The scale of the data moving and processing required by the SKA is on the order of 100 times what is required by CERN's Large Hadron Collider -- and instead of being bursty like the LHC data, the SKA's will be more continuous. Each of the SKA's thousands of dishes will produce 160 gigabytes of data per second. The total daily data generated by the project will be around an exabyte -- 1018 bytes -- which is twice the amount of data that moves across the Internet worldwide today. That data must be reduced and processed in real time. The project will permanently store around an exabyte of data per year. Nearly 50,000 miles of fiber-optic cable will be needed to move all the data around the telescope array.

The processing required at the center of the SKA will be around an exaflop per second. This is more than 13 times the total processing power of the 500 largest supercomputers operating on Earth in November of last year. According to this poster on the Top 500 site, the collective power of the top 500 should reach the exaflop level by 2016, and by 2020 the single fastest supercomputer will reach that level on its own.

The SKA computing facility will need to be greener than any that exists today.
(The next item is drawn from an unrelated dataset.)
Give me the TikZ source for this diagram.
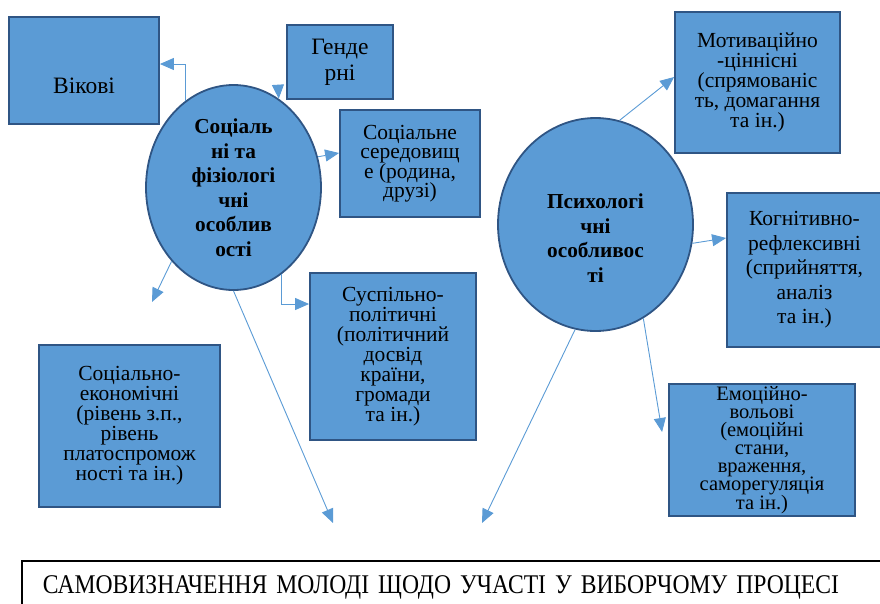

Current data center technologies expend 98 percent of their energy moving data around and only 2 percent processing it, according to InformationWeek.com. IBM will be exploring three-dimensional chip technologies in which the processing elements are orders of magnitude closer together in order to reduce power consumption.
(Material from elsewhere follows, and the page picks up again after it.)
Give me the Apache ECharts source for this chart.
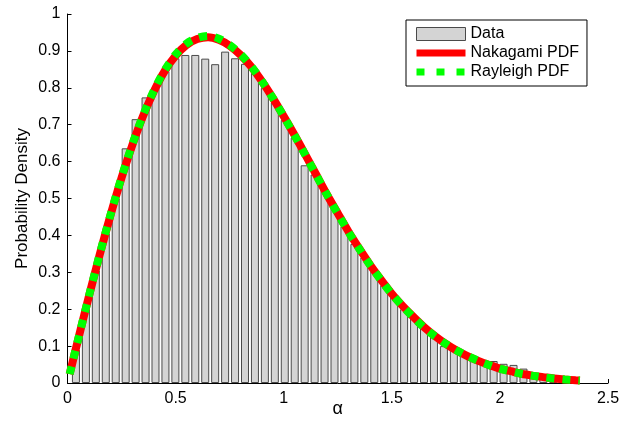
<!DOCTYPE html>
<html><head><meta charset="utf-8">
<script src="https://cdn.jsdelivr.net/npm/echarts@6/dist/echarts.min.js"></script>
<style>html,body{margin:0;padding:0;background:#fff}#c{width:634px;height:422px}</style>
</head><body><div id="c"></div>
<script>
// Histogram bin centres (alpha) and normalised heights
const binCenters = [0.039,0.085,0.131,0.177,0.223,0.269,0.315,0.361,0.407,0.453,
  0.499,0.545,0.591,0.637,0.683,0.729,0.775,0.821,0.867,0.913,
  0.959,1.005,1.051,1.097,1.143,1.189,1.235,1.281,1.327,1.373,
  1.419,1.465,1.511,1.557,1.603,1.649,1.695,1.741,1.787,1.833,
  1.879,1.925,1.971,2.017,2.063,2.109,2.155,2.201,2.247,2.293,2.339];
const binHeights = [0.09,0.20,0.305,0.405,0.50,0.636,0.715,0.774,0.80,0.845,
  0.88,0.889,0.889,0.879,0.864,0.898,0.880,0.865,0.84,0.80,
  0.76,0.713,0.665,0.59,0.565,0.525,0.473,0.424,0.377,0.34,
  0.302,0.265,0.232,0.20,0.175,0.15,0.127,0.100,0.09,0.077,
  0.063,0.054,0.0596,0.052,0.049,0.039,0.02,0.016,0.012,0.008,0.005];
// PDF curves
const curveX = [0.01,0.05,0.1,0.15,0.2,0.25,0.3,0.35,0.4,0.45,0.5,0.55,0.6,0.65,0.7,0.75,0.8,0.85,0.9,0.95,
  1.0,1.05,1.1,1.15,1.2,1.25,1.3,1.35,1.4,1.45,1.5,1.55,1.6,1.65,1.7,1.75,1.8,1.85,1.9,1.95,
  2.0,2.05,2.1,2.15,2.2,2.25,2.3,2.35,2.37];
const nakagamiPdf = [0.024,0.120,0.237,0.350,0.457,0.556,0.645,0.724,0.791,0.846,0.887,0.916,0.932,0.937,0.930,0.914,0.889,0.857,0.817,0.772,
  0.723,0.672,0.619,0.565,0.511,0.460,0.410,0.364,0.320,0.280,0.242,0.209,0.179,0.151,0.127,0.106,0.088,0.073,0.060,0.049,
  0.039,0.032,0.025,0.020,0.016,0.012,0.0096,0.0074,0.0067];
const rayleighPdf = [0.024,0.120,0.2375,0.351,0.458,0.5575,0.647,0.726,0.793,0.848,0.890,0.9195,0.935,0.9405,0.933,0.916,0.891,0.858,0.817,0.772,
  0.7225,0.671,0.618,0.564,0.5105,0.459,0.409,0.363,0.319,0.279,0.241,0.208,0.178,0.150,0.1265,0.106,0.088,0.073,0.060,0.0485,
  0.039,0.0315,0.025,0.020,0.0157,0.0123,0.0096,0.0074,0.0067];
const xTicks = [0, 0.5, 1, 1.5, 2, 2.5];
const yTicks = [0, 0.1, 0.2, 0.3, 0.4, 0.5, 0.6, 0.7, 0.8, 0.9, 1];
const seriesNames = ['Data', 'Nakagami PDF', 'Rayleigh PDF'];

const FONT = '"Liberation Sans", Arial, Helvetica, sans-serif';
const chart = echarts.init(document.getElementById('c'), null, {renderer: 'canvas'});
const axisCommon = {
  axisLine: {show: true, lineStyle: {color: '#000', width: 1}},
  axisTick: {show: true, inside: true, length: 4, lineStyle: {color: '#000'}},
  splitLine: {show: false},
  nameMoveOverlap: false,
  axisLabel: {color: '#000', fontSize: 16, fontFamily: FONT},
  nameTextStyle: {color: '#000', fontSize: 16, fontFamily: FONT}
};
chart.setOption({
  animation: false,
  backgroundColor: '#fff',
  grid: {left: 67.5, right: 26, top: 14, bottom: 39, containLabel: false, outerBoundsMode: 'none'},
  xAxis: Object.assign({}, axisCommon, {
    type: 'value', min: xTicks[0], max: xTicks[xTicks.length - 1], interval: xTicks[1] - xTicks[0],
    name: 'α', nameLocation: 'middle', nameGap: 17,
    nameTextStyle: {color: '#000', fontSize: 18, fontFamily: FONT},
    axisLabel: Object.assign({}, axisCommon.axisLabel, {margin: 8, formatter: v => String(+v.toFixed(2))})
  }),
  yAxis: Object.assign({}, axisCommon, {
    type: 'value', min: yTicks[0], max: yTicks[yTicks.length - 1], interval: 0.1,
    name: 'Probability Density', nameLocation: 'middle', nameGap: 37, nameRotate: 90,
    nameTextStyle: {color: '#000', fontSize: 17, fontFamily: FONT},
    axisLabel: Object.assign({}, axisCommon.axisLabel, {margin: 7, formatter: v => String(+v.toFixed(2))})
  }),
  legend: {
    orient: 'vertical', left: 406, top: 20,
    itemWidth: 49, itemHeight: 13, itemGap: 3,
    padding: [6, 8, 6, 10],
    borderColor: '#000', borderWidth: 1, backgroundColor: '#fff',
    textStyle: {color: '#000', fontSize: 16, lineHeight: 16, fontFamily: FONT},
    data: [
      {name: seriesNames[0], icon: 'rect', itemStyle: {color: '#d4d4d4', borderColor: '#4a4a4a', borderWidth: 1}},
      {name: seriesNames[1], icon: 'path://M0,0M0,3h49v7h-49zM49,13', itemStyle: {color: '#ff0000', borderWidth: 0}},
      {name: seriesNames[2], icon: 'path://M0,0M0,3h8v7h-8zM20,3h8v7h-8zM40,3h8v7h-8zM49,13', itemStyle: {color: '#00ff00', borderWidth: 0}}
    ]
  },
  series: [
    {
      name: seriesNames[0], type: 'bar', barWidth: 8,
      itemStyle: {color: '#d4d4d4', borderColor: '#4a4a4a', borderWidth: 1},
      data: binCenters.map((c, i) => [c, binHeights[i]]), z: 1
    },
    {
      name: seriesNames[1], type: 'line', symbol: 'none', smooth: 0.3,
      lineStyle: {color: '#ff0000', width: 8, cap: 'butt'}, itemStyle: {color: '#ff0000'},
      data: curveX.map((x, i) => [x, nakagamiPdf[i]]), z: 3
    },
    {
      name: seriesNames[2], type: 'line', symbol: 'none', smooth: 0.3,
      lineStyle: {color: '#00ff00', width: 8, type: [8, 8], cap: 'butt'}, itemStyle: {color: '#00ff00'},
      data: curveX.map((x, i) => [x, rayleighPdf[i]]), z: 4
    }
  ]
});
</script></body></html>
For working storage, the leading candidate is phase-change memory, which is faster and more durable than flash; and it doesn't lose data when turned off, resulting in lower power consumption relative to DRAM.

Overall, the computing center's power consumption must beat today's standards by a factor of 10 to 100, according to Popular Science -- not only to meet the massive scale of the requirements, but to save energy on cooling in the southern desert.

Permanent data storage will need to be on tape. Rotating magnetic media would be far too expensive, and tape storage is projected to reach the level of 100 terabytes per cartridge within 10 years.

The Square Kilometer Array project will stretch computing in all its dimensions, and the results for the world outside of observational astronomy will be greener data centers comprising faster computers connected by faster networks. Everyone's agility will benefit.